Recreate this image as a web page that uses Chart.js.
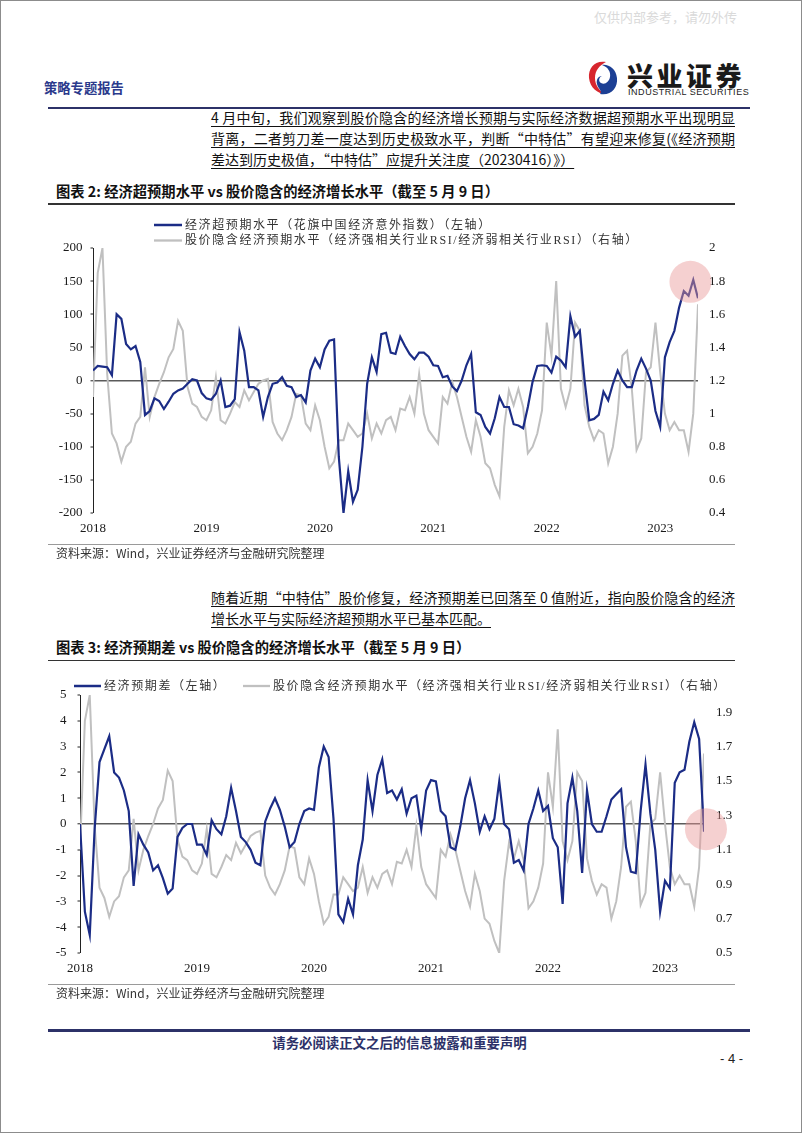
<!DOCTYPE html>
<html>
<head>
<meta charset="utf-8">
<script src="https://cdn.jsdelivr.net/npm/chart.js@4.4.1/dist/chart.umd.min.js"></script>
<style>
  html, body { margin: 0; padding: 0; background: #fff; }
  #page { position: relative; width: 802px; height: 1133px; box-sizing: border-box; border: 1px solid #8c8c8c; overflow: hidden;
          font-family: "Noto Sans CJK SC", sans-serif; color: #111; }
  .abs { position: absolute; white-space: nowrap; }
  .para { position: absolute; left: 210px; width: 524px; font-size: 14px; line-height: 21px; color: #111;
          text-decoration: underline; text-underline-offset: 3px; text-decoration-thickness: 1px; white-space: nowrap; }
  .just { text-align: justify; text-align-last: justify; }
  .title { position: absolute; left: 55px; font-size: 14.3px; font-weight: 700; line-height: 20px; color: #111; white-space: nowrap; }
  .rule { position: absolute; }
  .src { position: absolute; left: 55px; font-size: 12px; line-height: 16px; color: #333; white-space: nowrap; }
  canvas { position: absolute; left: 0; }
</style>
</head>
<body>
<div id="page">
  <div class="abs" style="left:593px;top:8px;font-size:13px;line-height:16px;color:#dadada;">仅供内部参考，请勿外传</div>
  <div class="abs" style="left:43px;top:78px;font-size:13.3px;line-height:17px;font-weight:700;color:#2b3a8c;">策略专题报告</div>
  <svg class="abs" style="left:586px;top:58px;" width="32" height="38" viewBox="0 0 32 38">
    <path d="M19 3 C8 1 1 9 2 19 C3 29 11 35 19 35 C12 32 8 26 8 19 C8 11 13 6 19 3 Z" fill="#d7262e"/>
    <path d="M13 35 C24 37 31 29 30 19 C29 10 22 5 15 6 C21 8 24 13 23 18 C22 23 18 26 14 24 C11 22 12 18 15 17 C11 17 9 21 10 25 C11 30 16 32 13 35 Z" fill="#1c3f94"/>
  </svg>
  <div class="abs" style="left:626px;top:58px;font-size:26px;line-height:32px;font-weight:900;letter-spacing:3.5px;color:#1a1a1a;">兴业证券</div>
  <div class="abs" style="left:627px;top:85px;font-size:9px;line-height:12px;font-family:'Liberation Sans',sans-serif;color:#222;letter-spacing:0.55px;">INDUSTRIAL SECURITIES</div>
  <div class="rule" style="left:47px;top:106px;width:702px;height:2px;background:#2c3168;"></div>

  <div class="para just" style="top:106px;">4 月中旬，我们观察到股价隐含的经济增长预期与实际经济数据超预期水平出现明显</div>
  <div class="para just" style="top:127px;">背离，二者剪刀差一度达到历史极致水平，判断“中特估”有望迎来修复(《经济预期</div>
  <div class="para" style="top:148px;width:auto;">差达到历史极值，“中特估”应提升关注度（20230416）》）</div>

  <div class="title" style="top:180px;">图表 2: 经济超预期水平 vs 股价隐含的经济增长水平（截至 5 月 9 日）</div>
  <div class="rule" style="left:47px;top:202px;width:687px;height:1.5px;background:#333;"></div>

  <canvas id="c1" width="802" height="345" style="top:200px;width:802px;height:345px;"></canvas>

  <div class="rule" style="left:47px;top:543px;width:687px;height:1px;background:#9a9a9a;"></div>
  <div class="src" style="top:544px;">资料来源：Wind，兴业证券经济与金融研究院整理</div>

  <div class="para just" style="top:586px;">随着近期“中特估”股价修复，经济预期差已回落至 0 值附近，指向股价隐含的经济</div>
  <div class="para" style="top:607px;width:auto;">增长水平与实际经济超预期水平已基本匹配。</div>

  <div class="title" style="top:636px;">图表 3: 经济预期差 vs 股价隐含的经济增长水平（截至 5 月 9 日）</div>
  <div class="rule" style="left:47px;top:658.5px;width:687px;height:1.5px;background:#333;"></div>

  <canvas id="c2" width="802" height="330" style="top:660px;width:802px;height:330px;"></canvas>

  <div class="rule" style="left:47px;top:983px;width:687px;height:1px;background:#9a9a9a;"></div>
  <div class="src" style="top:984px;">资料来源：Wind，兴业证券经济与金融研究院整理</div>

  <div class="rule" style="left:47px;top:1028px;width:702px;height:2.5px;background:#2c3168;"></div>
  <div class="abs" style="left:271px;top:1032px;width:255px;text-align:center;font-size:13.4px;line-height:18px;font-weight:700;color:#2c3168;">请务必阅读正文之后的信息披露和重要声明</div>
  <div class="abs" style="left:719px;top:1050px;font-size:13px;line-height:16px;color:#222;font-family:'Liberation Sans',sans-serif;">- 4 -</div>
</div>

<script>
// ---------- data (half-monthly samples, Jan 2018 – early May 2023) ----------
const yearLabels = ['2018', '2019', '2020', '2021', '2022', '2023'];
const periodsPerYear = 24;

// 经济超预期水平（花旗中国经济意外指数）
const citiSurprise = [
  15, 22, 21, 20, 8, 100, 93, 55, 47, 52, 28, -52, -46, -27, -31, -43, -32, -20, -15, -12,
  -5, 2, 0, -19, -27, -29, -20, 0, -40, -38, -28, 73, 45, -10, -10, -15, -55, -25, -5, -3,
  5, -8, -10, -25, -22, -33, 15, 33, 20, 47, 60, 62, -115, -200, -137, -183, -165, -100, -5, 35,
  13, 70, 72, 42, 40, 66, 52, 40, 32, 42, 42, 36, 23, 22, 5, 7, -9, -16, 0, 23,
  40, -48, -52, -70, -80, -57, -25, -40, -40, -66, -68, -72, -40, -2, 22, 23, 22, 12, 36, 30,
  20, 97, 66, 75, 0, -60, -58, -52, -17, -30, -5, 15, 0, -10, -10, 15, 33, 18, 0, -46,
  -70, 35, 58, 75, 110, 135, 128, 152, 124
];

// 股价隐含经济预期水平（经济强相关行业RSI/经济弱相关行业RSI）
const rsiRatio = [
  1.10, 1.85, 2.00, 1.24, 0.88, 0.82, 0.71, 0.80, 0.83, 0.94, 0.98, 1.28, 0.98, 1.10, 1.18, 1.25, 1.34, 1.39, 1.56, 1.50,
  1.16, 1.06, 1.04, 0.98, 0.96, 1.02, 1.22, 0.96, 0.94, 1.00, 1.07, 1.04, 1.14, 1.08, 1.13, 1.18, 1.20, 1.21, 0.95, 0.88,
  0.84, 0.90, 0.98, 1.12, 1.11, 0.94, 0.90, 1.05, 0.96, 0.80, 0.67, 0.71, 0.84, 0.84, 0.94, 0.90, 0.86, 0.88, 1.00, 0.85,
  0.94, 0.88, 0.96, 0.98, 0.90, 1.03, 1.02, 1.10, 1.00, 1.24, 1.00, 0.90, 0.86, 0.82, 1.10, 1.06, 1.19, 1.10, 0.98, 0.86,
  0.77, 0.96, 0.86, 0.70, 0.67, 0.57, 0.50, 0.92, 1.14, 1.05, 1.15, 1.04, 0.76, 0.80, 0.88, 1.02, 1.55, 1.35, 1.80, 1.15,
  1.04, 1.15, 1.55, 1.50, 1.05, 0.92, 0.84, 0.90, 0.88, 0.70, 0.80, 1.00, 1.35, 1.38, 1.15, 0.78, 0.85, 1.25, 1.28, 1.55,
  1.25, 1.00, 0.90, 0.95, 0.90, 0.90, 0.77, 1.00, 1.66
];

// 经济预期差
const expectationGap = [
  0, -3.4, -4.3, -0.2, 2.4, 2.9, 3.4, 2.0, 1.8, 1.3, 0.5, -2.4, -0.4, -0.8, -1.1, -1.8, -1.6, -2.1, -2.7, -2.5,
  -0.5, -0.15, 0.0, 0.0, -0.8, -0.8, -1.2, 0.15, -0.2, -0.4, 0.3, 1.4, 0.5, -0.5, -0.7, -1.0, -1.5, -1.6, 0.1, 0.6,
  1.0, 0.55, -0.1, -0.9, -0.7, 0.0, 0.5, 0.6, 0.55, 2.2, 3.0, 2.6, 0.2, -3.5, -3.8, -2.9, -3.5, -1.6, -0.6, 1.7,
  0.5, 1.9, 2.5, 1.2, 1.3, 0.95, 1.35, 0.4, 1.0, 1.1, -0.2, 1.3, 1.7, 1.65, 0.5, 0.3, -0.9, -1.0, -0.1, 1.0,
  1.7, 0.8, -0.3, 0.3, -0.2, 0.2, 1.65, 0.0, -0.2, -1.5, -1.4, -1.8, 0.0, 0.6, 1.3, 0.5, 0.7, -0.55, -0.9, -3.1,
  0.8, 1.8, 0.5, -1.9, 1.3, 0.0, -0.3, -0.3, 0.3, 0.95, 1.15, 1.35, -0.9, -1.85, -1.9, 0.5, 2.3, 0.4, -1.0, -3.4,
  -2.2, -2.5, 1.6, 2.0, 2.1, 3.2, 3.95, 3.3, -0.3
];

// axis tick values
const leftTicks1 = [-200, -150, -100, -50, 0, 50, 100, 150, 200];
const rightTicks1 = [0.4, 0.6, 0.8, 1, 1.2, 1.4, 1.6, 1.8, 2];
const leftTicks2 = [-5, -4, -3, -2, -1, 0, 1, 2, 3, 4, 5];
const rightTicks2 = [0.5, 0.7, 0.9, 1.1, 1.3, 1.5, 1.7, 1.9];

// legend labels
const legend1 = ['经济超预期水平（花旗中国经济意外指数）（左轴）', '股价隐含经济预期水平（经济强相关行业RSI/经济弱相关行业RSI）（右轴）'];
const legend2 = ['经济预期差（左轴）', '股价隐含经济预期水平（经济强相关行业RSI/经济弱相关行业RSI）（右轴）'];

// ---------- styling ----------
const BLUE = '#1b2c86';
const GRAY = '#c0c0c0';
const AXIS_FONT = { family: "'Liberation Serif', 'Times New Roman', serif", size: 13 };

const toXY = arr => arr.map((v, i) => ({ x: i, y: v }));

const lineLegend = {
  id: 'lineLegend',
  afterDraw(chart, args, opts) {
    const ctx = chart.ctx;
    ctx.save();
    chart.data.datasets.forEach((ds, k) => {
      const p = opts.items[k];
      ctx.strokeStyle = ds.borderColor;
      ctx.lineWidth = ds.borderWidth + 0.3;
      ctx.beginPath();
      ctx.moveTo(p.x, p.y);
      ctx.lineTo(p.x + opts.lineLength, p.y);
      ctx.stroke();
      ctx.font = opts.font;
      if ('letterSpacing' in ctx) ctx.letterSpacing = opts.letterSpacing;
      ctx.fillStyle = opts.color;
      ctx.textBaseline = 'middle';
      ctx.textAlign = 'left';
      ctx.fillText(ds.label, p.x + opts.lineLength + opts.gap, p.y + 0.5);
    });
    ctx.restore();
  }
};

const highlight = {
  id: 'highlight',
  afterDatasetsDraw(chart, args, opts) {
    const ctx = chart.ctx;
    const x = chart.scales.x.getPixelForValue(opts.x);
    const y = chart.scales.y.getPixelForValue(opts.y);
    ctx.save();
    ctx.fillStyle = opts.color;
    ctx.beginPath();
    ctx.arc(x, y, opts.radius, 0, Math.PI * 2);
    ctx.fill();
    ctx.restore();
  }
};

function makeChart(id, cfg) {
  const tickList = list => (s => { s.ticks = list.map(v => ({ value: v })); });
  return new Chart(document.getElementById(id), {
    type: 'line',
    data: {
      datasets: [
        { label: cfg.labels[0], data: toXY(cfg.left), yAxisID: 'y', borderColor: BLUE, backgroundColor: BLUE,
          borderWidth: 2.2, pointRadius: 0, tension: 0 },
        { label: cfg.labels[1], data: toXY(cfg.right), yAxisID: 'y1', borderColor: GRAY, backgroundColor: GRAY,
          borderWidth: 2.0, pointRadius: 0, tension: 0 }
      ]
    },
    options: {
      responsive: false,
      animation: false,
      devicePixelRatio: 1,
      events: [],
      layout: { padding: cfg.padding },
      plugins: {
        legend: { display: false },
        tooltip: { enabled: false },
        lineLegend: cfg.legend,
        highlight: cfg.circle
      },
      scales: {
        x: {
          type: 'linear', min: 0, max: 128,
          afterBuildTicks: s => { s.ticks = yearLabels.map((_, k) => ({ value: k * periodsPerYear })); },
          afterFit: s => { s.height = 25; },
          border: { display: false },
          grid: { display: false, drawTicks: false },
          ticks: { padding: 8, color: '#1a1a1a', font: AXIS_FONT, maxRotation: 0, autoSkip: false,
                   callback: v => yearLabels[Math.round(v / periodsPerYear)] }
        },
        y: {
          position: 'left', min: cfg.leftTicks[0], max: cfg.leftTicks[cfg.leftTicks.length - 1],
          afterBuildTicks: tickList(cfg.leftTicks),
          afterFit: s => { s.width = 40; },
          border: { display: true, color: '#222', width: 1 },
          grid: {
            display: true, drawOnChartArea: true, drawTicks: true, tickLength: 2.5, tickColor: '#222', tickWidth: 1,
            color: c => (c.tick && c.tick.value === 0) ? '#5a5a5a' : 'rgba(0,0,0,0)',
            lineWidth: c => (c.tick && c.tick.value === 0) ? 1.6 : 0
          },
          ticks: { padding: cfg.leftPad, color: '#1a1a1a', font: AXIS_FONT, autoSkip: false, callback: v => String(v) }
        },
        y1: {
          position: 'right', min: cfg.rightMin, max: cfg.rightMax,
          afterBuildTicks: tickList(cfg.rightTicks),
          afterFit: s => { s.width = 40; },
          border: { display: false },
          grid: { display: false, drawTicks: false },
          ticks: { padding: cfg.rightPad, color: '#1a1a1a', font: AXIS_FONT, autoSkip: false, callback: v => String(v) }
        }
      }
    },
    plugins: [lineLegend, highlight]
  });
}

const LEGEND_FONT = "12px 'Liberation Serif', 'Noto Sans CJK SC', serif";

function draw() {
  makeChart('c1', {
    labels: legend1, left: citiSurprise, right: rsiRatio,
    leftTicks: leftTicks1, rightTicks: rightTicks1, rightMin: 0.4, rightMax: 2.0,
    leftPad: 8, rightPad: 11,
    padding: { left: 52, right: 65, top: 47, bottom: 8 },
    legend: { items: [{ x: 153, y: 24 }, { x: 153, y: 39.5 }], lineLength: 28, gap: 3,
              font: LEGEND_FONT, letterSpacing: '1.6px', color: '#333' },
    circle: { x: 126.4, y: 149, radius: 21, color: 'rgba(232, 150, 150, 0.45)' }
  });
  makeChart('c2', {
    labels: legend2, left: expectationGap, right: rsiRatio,
    leftTicks: leftTicks2, rightTicks: rightTicks2, rightMin: 0.5, rightMax: 2.0,
    leftPad: 11, rightPad: 12,
    padding: { left: 39, right: 59, top: 34, bottom: 13 },
    legend: { items: [{ x: 73, y: 25 }, { x: 242, y: 25 }], lineLength: 27, gap: 3,
              font: LEGEND_FONT, letterSpacing: '1.6px', color: '#333' },
    circle: { x: 128.4, y: -0.2, radius: 21, color: 'rgba(232, 150, 150, 0.45)' }
  });
}

if (document.fonts && document.fonts.ready) {
  document.fonts.ready.then(draw);
} else {
  draw();
}
</script>
</body>
</html>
• • •
Copy every line that includes the string "page" from the material above.

The completed task:
Recreate this image as a web page that uses Chart.js.
  #page { position: relative; width: 802px; height: 1133px; box-sizing: border-box; border: 1px solid #8c8c8c; overflow: hidden;
<div id="page">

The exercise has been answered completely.